● DESCRIPTION OF THE TASK
Do not copy the pictures; transcribe all other material exactly.

● GIVEN MATERIAL

★ ★ ★ ★ ★ ★ ★

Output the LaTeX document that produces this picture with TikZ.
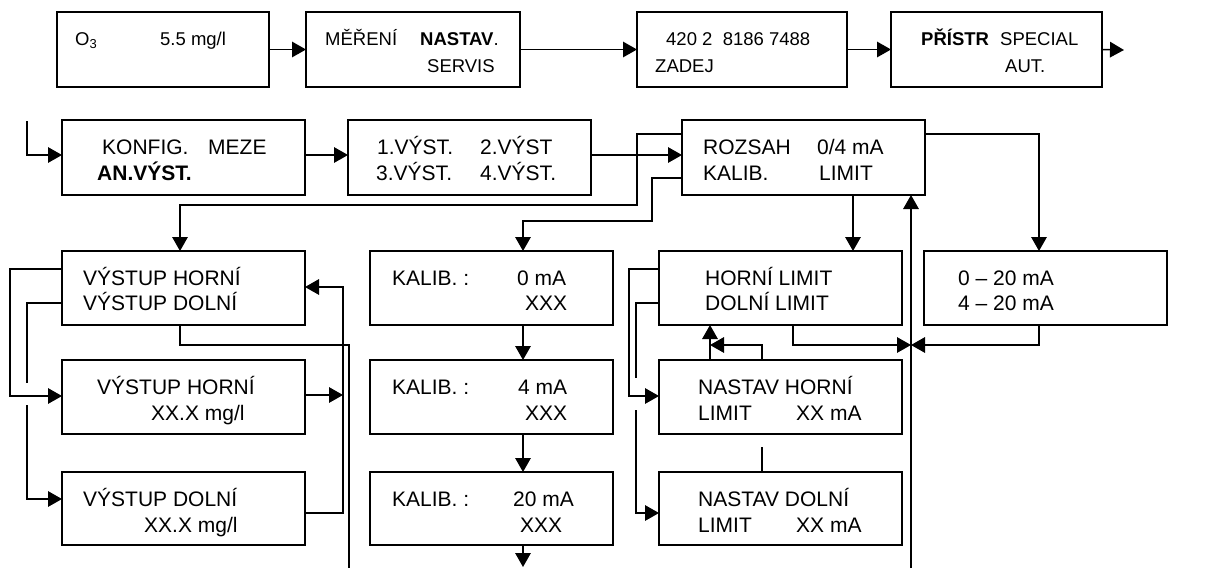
\documentclass[tikz,border=0pt]{standalone}
\usepackage{fontspec}
\setmainfont{Liberation Sans}
\usetikzlibrary{arrows.meta}
\newcommand\mybox[5]{\node[box, minimum width=#4pt, minimum height=#5pt] (#1) at (#2,#3) {};}
\newcommand\mytx[4]{\node[t] (#1) at (#2,#3) {#4};}
\newcommand\mytxs[4]{\node[ts] (#1) at (#2,#3) {#4};}
\begin{document}
\begin{tikzpicture}[x=1pt,y=-1pt,
  box/.style={draw, line width=1.8pt, inner sep=0pt, outer sep=0pt, anchor=north west},
  t/.style={anchor=base west, inner sep=0pt, font=\fontsize{21}{25}\selectfont},
  ts/.style={anchor=base west, inner sep=0pt, font=\fontsize{18.5}{22}\selectfont},
  conn/.style={line width=1.5pt},
  arr/.style={conn, -{Triangle[length=14pt,width=15.5pt]}}]
\useasboundingbox (0,0) rectangle (1205,568);
% boxes
\mybox{A}{57}{12}{212}{75}
\mybox{B}{306}{12}{214}{75}
\mybox{C}{637}{12}{210}{75}
\mybox{D}{891}{12}{211}{75}
\mybox{E}{62}{120}{243}{75}
\mybox{F}{348}{120}{243}{75}
\mybox{G}{682}{120}{243}{75}
\mybox{H}{62}{251}{243}{74}
\mybox{I}{370}{251}{243}{74}
\mybox{N}{659}{251}{243}{74}
\mybox{O}{924}{251}{243}{74}
\mybox{J}{62}{360}{243}{74}
\mybox{L}{370}{360}{243}{74}
\mybox{P}{659}{360}{243}{74}
\mybox{K}{62}{472}{243}{73}
\mybox{M}{370}{472}{243}{73}
\mybox{Q}{659}{472}{243}{73}
% texts row 1
\mytxs{A1}{75}{45}{O\textsubscript{3}}
\mytxs{A2}{160}{45}{5.5 mg/l}
\mytxs{B1}{325}{45}{MĚŘENÍ}
\mytxs{B2}{420}{45}{\textbf{NASTAV}.}
\mytxs{B3}{427}{72}{SERVIS}
\mytxs{C1}{666}{45}{420 2\ \ 8186 7488}
\mytxs{C2}{655}{72}{ZADEJ}
\mytxs{D1}{921}{45}{\textbf{PŘÍSTR}}
\mytxs{D2}{1000}{45}{SPECIAL}
\mytxs{D3}{1005}{72}{AUT.}
% row 2
\mytx{E1}{102}{154}{KONFIG.}
\mytx{E2}{208}{154}{MEZE}
\mytx{E3}{97}{180}{\textbf{AN.VÝST.}}
\mytx{F1}{377}{154}{1.VÝST.}
\mytx{F2}{480}{154}{2.VÝST}
\mytx{F3}{376}{180}{3.VÝST.}
\mytx{F4}{480}{180}{4.VÝST.}
\mytx{G1}{703}{154}{ROZSAH}
\mytx{G2}{817}{154}{0/4 mA}
\mytx{G3}{703}{180}{KALIB.}
\mytx{G4}{819}{180}{LIMIT}
% row 3
\mytx{H1}{83}{285}{VÝSTUP HORNÍ}
\mytx{H2}{83}{310}{VÝSTUP DOLNÍ}
\mytx{I1}{392}{285}{KALIB. :}
\mytx{I2}{517}{285}{0 mA}
\mytx{I3}{525}{310}{XXX}
\mytx{N1}{705}{285}{HORNÍ LIMIT}
\mytx{N2}{705}{310}{DOLNÍ LIMIT}
\mytx{O1}{958}{285}{0 – 20 mA}
\mytx{O2}{958}{310}{4 – 20 mA}
% row 4
\mytx{J1}{97}{394}{VÝSTUP HORNÍ}
\mytx{J2}{151}{420}{XX.X mg/l}
\mytx{L1}{392}{394}{KALIB. :}
\mytx{L2}{518}{394}{4 mA}
\mytx{L3}{525}{420}{XXX}
\mytx{P1}{698}{394}{NASTAV HORNÍ}
\mytx{P2}{698}{420}{LIMIT}
\mytx{P3}{796}{420}{XX mA}
% row 5
\mytx{K1}{83}{506}{VÝSTUP DOLNÍ}
\mytx{K2}{144}{532}{XX.X mg/l}
\mytx{M1}{392}{506}{KALIB. :}
\mytx{M2}{513}{506}{20 mA}
\mytx{M3}{520}{532}{XXX}
\mytx{Q1}{698}{506}{NASTAV DOLNÍ}
\mytx{Q2}{698}{532}{LIMIT}
\mytx{Q3}{796}{532}{XX mA}
% free coordinates
\coordinate (outD) at (1124,50);
\coordinate (inE) at (27,121);
\coordinate (bot) at (911,568);
\coordinate (j1) at (911,345);
\coordinate (j2) at (343,395);
\coordinate (bot2) at (349,568);
\coordinate (bot3) at (523,567);
\coordinate (j3) at (710,345);
\coordinate (q1) at (762,447);
% connectors row 1
\draw[arr] (A.east) -- (B.west);
\draw[arr] (B.east) -- (C.west);
\draw[arr] (C.east) -- (D.west);
\draw[arr] (D.east) -- (outD);
% row 2
\draw[arr] (inE) |- (E.west |- 0,155);
\draw[arr] (E.east |- 0,155) -- (F.west |- 0,155);
\draw[arr] (F.east |- 0,155) -- (G.west |- 0,155);
\draw[arr] (G.west |- 0,134) -| (637,205) -| (H.north -| 180,0);
\draw[arr] (G.west |- 0,178) -| (652,221) -| (I.north -| 523,0);
\draw[arr] (G.south -| 853,0) -- (N.north -| 853,0);
\draw[arr] (G.east |- 0,134) -| (O.north -| 1039,0);
\draw[arr] (bot) -- (G.south -| 911,0);
\draw[arr] (N.south -| 793,0) |- (j1);
\draw[arr] (O.south -| 1039,0) |- (j1);
% left column
\draw[arr] (H.west |- 0,303) -| (27,499) -- (K.west |- 0,499);
\fill[white] (23,383) rectangle (31,405);
\draw[arr] (H.west |- 0,269) -| (10,396) -- (J.west |- 0,396);
\draw[arr] (J.east |- 0,395) -- (j2);
\draw[arr] (K.east |- 0,513) -| (343,287) -- (H.east |- 0,287);
\draw[conn] (H.south -| 180,0) |- (349,345) -- (bot2);
% middle column
\draw[arr] (I.south -| 523,0) -- (L.north -| 523,0);
\draw[arr] (L.south -| 523,0) -- (M.north -| 523,0);
\draw[arr] (M.south -| 523,0) -- (bot3);
% right column
\draw[arr] (N.west |- 0,303) -| (636,513) -- (Q.west |- 0,513);
\fill[white] (632,378) rectangle (640,410);
\draw[arr] (N.west |- 0,269) -| (629,396) -- (P.west |- 0,396);
\draw[arr] (P.north -| 710,0) -- (N.south -| 710,0);
\draw[arr] (P.north -| 762,0) |- (j3);
\draw[conn] (Q.north -| 762,0) -- (q1);
\end{tikzpicture}
\end{document}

★ ★ ★ ★ ★ ★ ★

● ANSWER FOR THIS EXERCISE
Output the LaTeX document that produces this picture with TikZ.
\documentclass[tikz,border=0pt]{standalone}
\usepackage{fontspec}
\setmainfont{Liberation Sans}
\usetikzlibrary{arrows.meta}
\newcommand\mybox[5]{\node[box, minimum width=#4pt, minimum height=#5pt] (#1) at (#2,#3) {};}
\newcommand\mytx[4]{\node[t] (#1) at (#2,#3) {#4};}
\newcommand\mytxs[4]{\node[ts] (#1) at (#2,#3) {#4};}
\begin{document}
\begin{tikzpicture}[x=1pt,y=-1pt,
  box/.style={draw, line width=1.8pt, inner sep=0pt, outer sep=0pt, anchor=north west},
  t/.style={anchor=base west, inner sep=0pt, font=\fontsize{21}{25}\selectfont},
  ts/.style={anchor=base west, inner sep=0pt, font=\fontsize{18.5}{22}\selectfont},
  conn/.style={line width=1.5pt},
  arr/.style={conn, -{Triangle[length=14pt,width=15.5pt]}}]
\useasboundingbox (0,0) rectangle (1205,568);
% boxes
\mybox{A}{57}{12}{212}{75}
\mybox{B}{306}{12}{214}{75}
\mybox{C}{637}{12}{210}{75}
\mybox{D}{891}{12}{211}{75}
\mybox{E}{62}{120}{243}{75}
\mybox{F}{348}{120}{243}{75}
\mybox{G}{682}{120}{243}{75}
\mybox{H}{62}{251}{243}{74}
\mybox{I}{370}{251}{243}{74}
\mybox{N}{659}{251}{243}{74}
\mybox{O}{924}{251}{243}{74}
\mybox{J}{62}{360}{243}{74}
\mybox{L}{370}{360}{243}{74}
\mybox{P}{659}{360}{243}{74}
\mybox{K}{62}{472}{243}{73}
\mybox{M}{370}{472}{243}{73}
\mybox{Q}{659}{472}{243}{73}
% texts row 1
\mytxs{A1}{75}{45}{O\textsubscript{3}}
\mytxs{A2}{160}{45}{5.5 mg/l}
\mytxs{B1}{325}{45}{MĚŘENÍ}
\mytxs{B2}{420}{45}{\textbf{NASTAV}.}
\mytxs{B3}{427}{72}{SERVIS}
\mytxs{C1}{666}{45}{420 2\ \ 8186 7488}
\mytxs{C2}{655}{72}{ZADEJ}
\mytxs{D1}{921}{45}{\textbf{PŘÍSTR}}
\mytxs{D2}{1000}{45}{SPECIAL}
\mytxs{D3}{1005}{72}{AUT.}
% row 2
\mytx{E1}{102}{154}{KONFIG.}
\mytx{E2}{208}{154}{MEZE}
\mytx{E3}{97}{180}{\textbf{AN.VÝST.}}
\mytx{F1}{377}{154}{1.VÝST.}
\mytx{F2}{480}{154}{2.VÝST}
\mytx{F3}{376}{180}{3.VÝST.}
\mytx{F4}{480}{180}{4.VÝST.}
\mytx{G1}{703}{154}{ROZSAH}
\mytx{G2}{817}{154}{0/4 mA}
\mytx{G3}{703}{180}{KALIB.}
\mytx{G4}{819}{180}{LIMIT}
% row 3
\mytx{H1}{83}{285}{VÝSTUP HORNÍ}
\mytx{H2}{83}{310}{VÝSTUP DOLNÍ}
\mytx{I1}{392}{285}{KALIB. :}
\mytx{I2}{517}{285}{0 mA}
\mytx{I3}{525}{310}{XXX}
\mytx{N1}{705}{285}{HORNÍ LIMIT}
\mytx{N2}{705}{310}{DOLNÍ LIMIT}
\mytx{O1}{958}{285}{0 – 20 mA}
\mytx{O2}{958}{310}{4 – 20 mA}
% row 4
\mytx{J1}{97}{394}{VÝSTUP HORNÍ}
\mytx{J2}{151}{420}{XX.X mg/l}
\mytx{L1}{392}{394}{KALIB. :}
\mytx{L2}{518}{394}{4 mA}
\mytx{L3}{525}{420}{XXX}
\mytx{P1}{698}{394}{NASTAV HORNÍ}
\mytx{P2}{698}{420}{LIMIT}
\mytx{P3}{796}{420}{XX mA}
% row 5
\mytx{K1}{83}{506}{VÝSTUP DOLNÍ}
\mytx{K2}{144}{532}{XX.X mg/l}
\mytx{M1}{392}{506}{KALIB. :}
\mytx{M2}{513}{506}{20 mA}
\mytx{M3}{520}{532}{XXX}
\mytx{Q1}{698}{506}{NASTAV DOLNÍ}
\mytx{Q2}{698}{532}{LIMIT}
\mytx{Q3}{796}{532}{XX mA}
% free coordinates
\coordinate (outD) at (1124,50);
\coordinate (inE) at (27,121);
\coordinate (bot) at (911,568);
\coordinate (j1) at (911,345);
\coordinate (j2) at (343,395);
\coordinate (bot2) at (349,568);
\coordinate (bot3) at (523,567);
\coordinate (j3) at (710,345);
\coordinate (q1) at (762,447);
% connectors row 1
\draw[arr] (A.east) -- (B.west);
\draw[arr] (B.east) -- (C.west);
\draw[arr] (C.east) -- (D.west);
\draw[arr] (D.east) -- (outD);
% row 2
\draw[arr] (inE) |- (E.west |- 0,155);
\draw[arr] (E.east |- 0,155) -- (F.west |- 0,155);
\draw[arr] (F.east |- 0,155) -- (G.west |- 0,155);
\draw[arr] (G.west |- 0,134) -| (637,205) -| (H.north -| 180,0);
\draw[arr] (G.west |- 0,178) -| (652,221) -| (I.north -| 523,0);
\draw[arr] (G.south -| 853,0) -- (N.north -| 853,0);
\draw[arr] (G.east |- 0,134) -| (O.north -| 1039,0);
\draw[arr] (bot) -- (G.south -| 911,0);
\draw[arr] (N.south -| 793,0) |- (j1);
\draw[arr] (O.south -| 1039,0) |- (j1);
% left column
\draw[arr] (H.west |- 0,303) -| (27,499) -- (K.west |- 0,499);
\fill[white] (23,383) rectangle (31,405);
\draw[arr] (H.west |- 0,269) -| (10,396) -- (J.west |- 0,396);
\draw[arr] (J.east |- 0,395) -- (j2);
\draw[arr] (K.east |- 0,513) -| (343,287) -- (H.east |- 0,287);
\draw[conn] (H.south -| 180,0) |- (349,345) -- (bot2);
% middle column
\draw[arr] (I.south -| 523,0) -- (L.north -| 523,0);
\draw[arr] (L.south -| 523,0) -- (M.north -| 523,0);
\draw[arr] (M.south -| 523,0) -- (bot3);
% right column
\draw[arr] (N.west |- 0,303) -| (636,513) -- (Q.west |- 0,513);
\fill[white] (632,378) rectangle (640,410);
\draw[arr] (N.west |- 0,269) -| (629,396) -- (P.west |- 0,396);
\draw[arr] (P.north -| 710,0) -- (N.south -| 710,0);
\draw[arr] (P.north -| 762,0) |- (j3);
\draw[conn] (Q.north -| 762,0) -- (q1);
\end{tikzpicture}
\end{document}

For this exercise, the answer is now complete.